Although that may seem pricey, Carey said those in the impound lot may sometimes be saving money, as the towing companies that used to store the cars had a range of different fees that they charged.

“Also, it’s easier for people rather than search all these different places for their vehicle,” Carey said. “It also helps us keep better track of the vehicles we’re responsible for.”

And, naturally, the city taking charge of it’s own impounding is leading to big earnings according to Carey. Although he hadn’t reviewed the exact numbers, he estimated that the city had collected between $4,000 and $5,000 in the past two months. All of which is earmarked for the police department.

This is all with very little money going out, about $32 per month for additional lighting is the extent of it, and even that isn’t coming from citizens.

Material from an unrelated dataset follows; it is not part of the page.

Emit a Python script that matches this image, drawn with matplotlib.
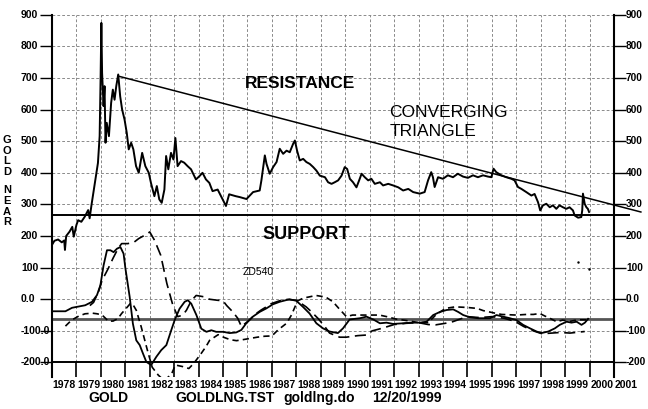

“The amazing thing about it is that it hasn’t cost the city anything,” Carey said. “With the money for the lighting, that’s covered by what money we make. So it really hasn’t cost anything to the taxpayers.”

Of course, this all begs the question of why the city didn’t take this action sooner. One of the chief problems with the last impound lot that the city ran was security, with break-ins being fairly common. But with a few new security measures, city officials are hoping that the lot will continue to be more of a help than a hinderance.